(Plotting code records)
┌────────

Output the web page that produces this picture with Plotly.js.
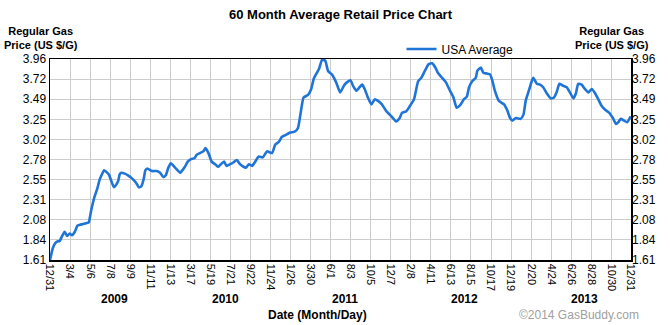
<!DOCTYPE html>
<html>
<head>
<meta charset="utf-8">
<script src="https://cdn.plot.ly/plotly-3.0.1.min.js"></script>
<style>html,body{margin:0;padding:0;background:#fff}#chart{width:670px;height:325px}</style>
</head>
<body>
<div id="chart"></div>
<script>
// ---- data ----
const startDate = '2008-12-31';
// days since start date
const dayOffset = [0,9,17,25,30,38,46,54,62,69,78,86,93,104,114,122,125,130,135,140,149,156,163,170,177,185,193,201,208,214,219,224,235,245,256,264,271,279,287,294,300,306,320,335,346,356,364,372,380,393,409,414,424,433,443,454,461,471,482,489,498,508,519,529,537,547,555,566,576,587,597,608,616,625,635,645,656,669,682,698,708,719,729,740,755,769,779,787,797,811,821,829,839,846,855,865,874,886,899,912,924,934,945,952,963,973,981,989,999,1010,1021,1031,1043,1057,1073,1088,1099,1106,1120,1131,1144,1157,1167,1178,1190,1201,1211,1219,1230,1244,1257,1268,1278,1289,1301,1310,1317,1327,1338,1343,1354,1362,1373,1383,1390,1398,1411,1427,1437,1446,1453,1464,1479,1488,1495,1505,1514,1519,1530,1540,1550,1561,1574,1584,1593,1601,1611,1624,1634,1645,1653,1660,1671,1681,1692,1703,1713,1723,1734,1744,1758,1769,1779,1786,1794,1804,1814,1825];
const usaAverage = [1.61,1.75,1.81,1.83,1.83,1.89,1.94,1.89,1.92,1.90,1.94,2.01,2.02,2.03,2.04,2.05,2.10,2.20,2.28,2.35,2.45,2.55,2.61,2.66,2.64,2.61,2.53,2.46,2.49,2.53,2.61,2.63,2.62,2.60,2.57,2.54,2.51,2.46,2.47,2.55,2.66,2.68,2.65,2.65,2.63,2.58,2.60,2.69,2.74,2.69,2.63,2.65,2.70,2.76,2.79,2.80,2.84,2.86,2.88,2.92,2.86,2.76,2.73,2.70,2.73,2.76,2.71,2.73,2.75,2.78,2.73,2.70,2.69,2.73,2.71,2.76,2.82,2.81,2.88,2.86,2.96,2.99,3.05,3.07,3.10,3.11,3.15,3.31,3.51,3.54,3.61,3.73,3.80,3.85,3.95,3.94,3.82,3.78,3.69,3.57,3.65,3.69,3.71,3.65,3.59,3.63,3.66,3.61,3.51,3.43,3.49,3.47,3.43,3.35,3.29,3.23,3.27,3.33,3.35,3.41,3.49,3.70,3.74,3.82,3.90,3.91,3.86,3.80,3.75,3.69,3.59,3.51,3.39,3.42,3.49,3.52,3.63,3.70,3.74,3.82,3.86,3.80,3.79,3.78,3.71,3.59,3.47,3.43,3.36,3.27,3.24,3.27,3.26,3.31,3.47,3.59,3.70,3.74,3.67,3.66,3.63,3.56,3.50,3.51,3.58,3.67,3.65,3.63,3.57,3.50,3.56,3.67,3.66,3.61,3.57,3.61,3.56,3.49,3.41,3.37,3.33,3.27,3.20,3.22,3.26,3.24,3.22,3.29];

const xTickDates = ['2008-12-31','2009-03-04','2009-05-06','2009-07-08','2009-09-09','2009-11-11','2010-01-13','2010-03-17','2010-05-19','2010-07-21','2010-09-22','2010-11-24','2011-01-26','2011-03-30','2011-06-01','2011-08-03','2011-10-05','2011-12-07','2012-02-08','2012-04-11','2012-06-13','2012-08-15','2012-10-17','2012-12-19','2013-02-20','2013-04-24','2013-06-26','2013-08-28','2013-10-30','2013-12-31'];
const xTickLabels = ['12/31','3/4','5/6','7/8','9/9','11/11','1/13','3/17','5/19','7/21','9/22','11/24','1/26','3/30','6/1','8/3','10/5','12/7','2/8','4/11','6/13','8/15','10/17','12/19','2/20','4/24','6/26','8/28','10/30','12/31'];
const yearLabels = ['2009','2010','2011','2012','2013'];
const yearLabelDates = ['2009-07-23','2010-07-04','2011-07-16','2012-07-27','2013-08-08'];
const yTickLabels = ['1.61','1.84','2.08','2.31','2.55','2.78','3.02','3.25','3.49','3.72','3.96'];
const seriesName = 'USA Average';

// ---- build ----
const startMs = Date.parse(startDate + 'T00:00:00Z');
const dates = dayOffset.map(d => new Date(startMs + d * 86400000).toISOString().slice(0, 10));
const yMin = parseFloat(yTickLabels[0]), yMax = parseFloat(yTickLabels[yTickLabels.length - 1]);
const yTickVals = yTickLabels.map((_, i) => yMin + i * (yMax - yMin) / (yTickLabels.length - 1));

const FONT = '"Liberation Sans", Arial, sans-serif';
const blue = '#1f74d8';

const traces = [
  {x: dates, y: usaAverage, type: 'scatter', mode: 'lines', name: seriesName,
   line: {color: blue, width: 2.6, shape: 'spline', smoothing: 0.5}, hoverinfo: 'x+y'},
  {x: dates, y: usaAverage, type: 'scatter', mode: 'lines', yaxis: 'y2', showlegend: false,
   line: {color: 'rgba(0,0,0,0)', width: 0}, hoverinfo: 'skip'}
];

const annotations = yearLabels.map((t, i) => ({
  text: '<b>' + t + '</b>', x: yearLabelDates[i], xref: 'x', y: -0.194, yref: 'paper',
  showarrow: false, xanchor: 'center', yanchor: 'middle', font: {family: FONT, size: 12, color: '#000'}
}));
annotations.push(
  {text: '<b>Date (Month/Day)</b>', x: 0.461, xref: 'paper', y: -0.274, yref: 'paper', showarrow: false,
   xanchor: 'center', yanchor: 'middle', font: {family: FONT, size: 12, color: '#000'}},
  {text: '©2014 GasBuddy.com', x: 1.017, xref: 'paper', y: -0.274, yref: 'paper', showarrow: false,
   xanchor: 'right', yanchor: 'middle', font: {family: FONT, size: 12, color: '#a0a0a0'}},
  {text: '<b>Regular Gas<br>Price (US $/G)</b>', x: -0.0826, xref: 'paper', y: 1.104, yref: 'paper', showarrow: false,
   xanchor: 'left', yanchor: 'middle', align: 'center', font: {family: FONT, size: 11, color: '#000'}},
  {text: '<b>Regular Gas<br>Price (US $/G)</b>', x: 1.0344, xref: 'paper', y: 1.104, yref: 'paper', showarrow: false,
   xanchor: 'right', yanchor: 'middle', align: 'center', font: {family: FONT, size: 11, color: '#000'}}
);

const yAxisCommon = {
  range: [yMin, yMax], tickvals: yTickVals, ticktext: yTickLabels, showgrid: true,
  gridcolor: '#cccccc', gridwidth: 1, zeroline: false, ticks: '', ticklen: 0,
  tickfont: {family: FONT, size: 12, color: '#000'}, fixedrange: true
};

const layout = {
  width: 670, height: 325,
  margin: {l: 50, r: 39, t: 59, b: 65, pad: 0},
  paper_bgcolor: '#fff', plot_bgcolor: '#fff',
  font: {family: FONT, size: 12, color: '#000'},
  title: {text: '<b>60 Month Average Retail Price Chart</b>', x: 0.5, xref: 'paper', xanchor: 'center',
          y: 0.955, yref: 'container', yanchor: 'middle', font: {family: FONT, size: 13, color: '#000'}},
  showlegend: true,
  legend: {x: 0.605, xanchor: 'left', y: 1.05, yanchor: 'middle', orientation: 'h', bgcolor: 'rgba(0,0,0,0)',
           font: {family: FONT, size: 12, color: '#000'}},
  xaxis: {
    type: 'date', range: [xTickDates[0], xTickDates[xTickDates.length - 1]],
    tickvals: xTickDates, ticktext: xTickLabels, tickangle: 90,
    showgrid: true, gridcolor: '#cccccc', gridwidth: 1, zeroline: false,
    ticks: '', showline: true, linecolor: '#000', linewidth: 1.5, mirror: true,
    tickfont: {family: FONT, size: 11, color: '#000'}, fixedrange: true
  },
  yaxis: Object.assign({}, yAxisCommon, {side: 'left', showline: true, linecolor: '#000', linewidth: 1.5, mirror: true}),
  yaxis2: Object.assign({}, yAxisCommon, {side: 'right', overlaying: 'y', showgrid: false, showline: false}),
  annotations: annotations
};

Plotly.newPlot('chart', traces, layout, {displayModeBar: false, staticPlot: true});
</script>
</body>
</html>
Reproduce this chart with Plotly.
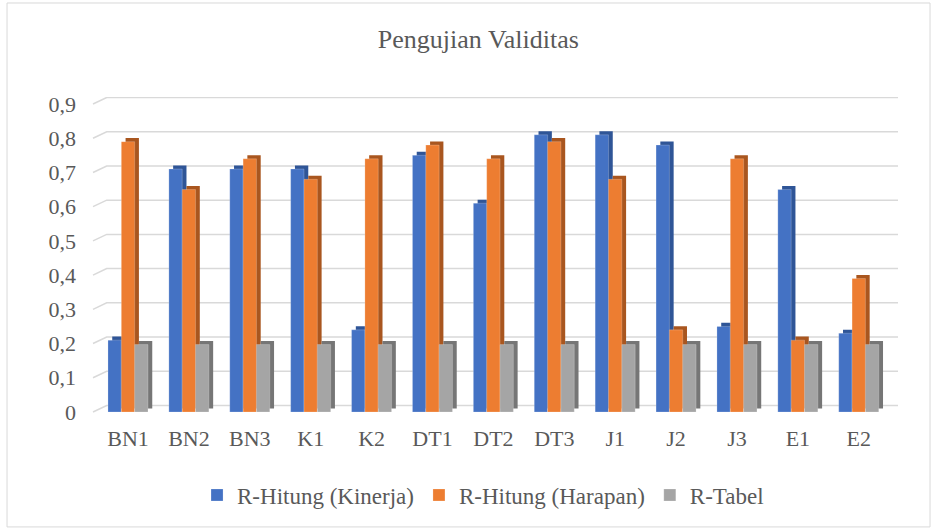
import plotly.graph_objects as go

categories = ["BN1", "BN2", "BN3", "K1", "K2", "DT1", "DT2", "DT3", "J1", "J2", "J3", "E1", "E2"]
r_kinerja = [0.21, 0.71, 0.71, 0.71, 0.24, 0.75, 0.61, 0.81, 0.81, 0.78, 0.25, 0.65, 0.23]
r_harapan = [0.79, 0.65, 0.74, 0.68, 0.74, 0.78, 0.74, 0.79, 0.68, 0.24, 0.74, 0.21, 0.39]
r_tabel = [0.197, 0.197, 0.197, 0.197, 0.197, 0.197, 0.197, 0.197, 0.197, 0.197, 0.197, 0.197, 0.197]
series_names = ["R-Hitung (Kinerja)", "R-Hitung (Harapan)", "R-Tabel"]
y_ticks = [0, 0.1, 0.2, 0.3, 0.4, 0.5, 0.6, 0.7, 0.8, 0.9]
y_tick_labels = ["0", "0,1", "0,2", "0,3", "0,4", "0,5", "0,6", "0,7", "0,8", "0,9"]

front_colors = ["#4472C4", "#ED7D31", "#A5A5A5"]
side_colors = ["#2F5597", "#A9561F", "#767676"]
bar_w = 0.219
offsets = [-0.329, -0.11, 0.109]
dx = 0.07     # depth offset (category units)
dy = 0.0105   # depth offset (value units)
grid_dy = 0.019

series = [r_kinerja, r_harapan, r_tabel]
FONT = "Liberation Serif, Times New Roman, serif"
TXT = "#595959"

fig = go.Figure()
# depth faces (side / top)
for vals, off, col in zip(series, offsets, side_colors):
    fig.add_trace(go.Bar(x=categories, y=vals, base=dy, offset=off + dx, width=bar_w,
                         marker=dict(color=col, line=dict(width=0)),
                         showlegend=False, hoverinfo="skip"))
# front faces
for vals, off, col, name in zip(series, offsets, front_colors, series_names):
    fig.add_trace(go.Bar(x=categories, y=vals, offset=off, width=bar_w, name=name,
                         marker=dict(color=col, line=dict(width=0.6, color="rgba(255,255,255,0.35)"))))

shapes = []
for t in y_ticks:
    shapes.append(dict(type="path", xref="paper", yref="y", layer="below",
                       path=f"M 0,{t} L 0.017,{t + grid_dy} L 1,{t + grid_dy}",
                       line=dict(color="#d9d9d9", width=1.5)))
# chart frame
shapes.append(dict(type="rect", xref="paper", yref="paper", layer="below",
                   x0=-0.1068, x1=1.0398, y0=-0.352, y1=1.2956,
                   line=dict(color="#d9d9d9", width=1)))

fig.update_layout(
    width=938, height=530,
    barmode="overlay",
    paper_bgcolor="white", plot_bgcolor="white",
    margin=dict(l=93, r=40, t=97, b=115, autoexpand=False),
    title=dict(text="Pengujian Validitas", x=0.51, xanchor="center",
               y=0.926, yanchor="middle", yref="container",
               font=dict(family=FONT, size=26, color=TXT)),
    xaxis=dict(range=[-0.575, 12.644], showgrid=False, zeroline=False, showline=False,
               ticks="", tickfont=dict(family=FONT, size=22, color=TXT), tickangle=0,
               ticklabelstandoff=8, fixedrange=True),
    yaxis=dict(range=[-0.0088, 0.9205], tickvals=y_ticks, ticktext=y_tick_labels,
               showgrid=False, zeroline=False, showline=False, ticks="",
               tickfont=dict(family=FONT, size=22, color=TXT),
               ticklabelstandoff=16, fixedrange=True),
    legend=dict(orientation="h", x=0.4845, xanchor="center",
                y=-0.2516, yanchor="middle", itemwidth=30,
                font=dict(family=FONT, size=23, color=TXT), traceorder="normal"),
    shapes=shapes,
    showlegend=True,
)

fig.write_html("out.html", config={"displayModeBar": False},
               post_script="document.body.style.margin='0';document.body.style.overflow='hidden';")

└────────

- Instructions to follow -
Pick out every line holding the string "with" and return it.

- Result of this task -
Output the web page that produces this picture with Plotly.js.
Reproduce this chart with Plotly.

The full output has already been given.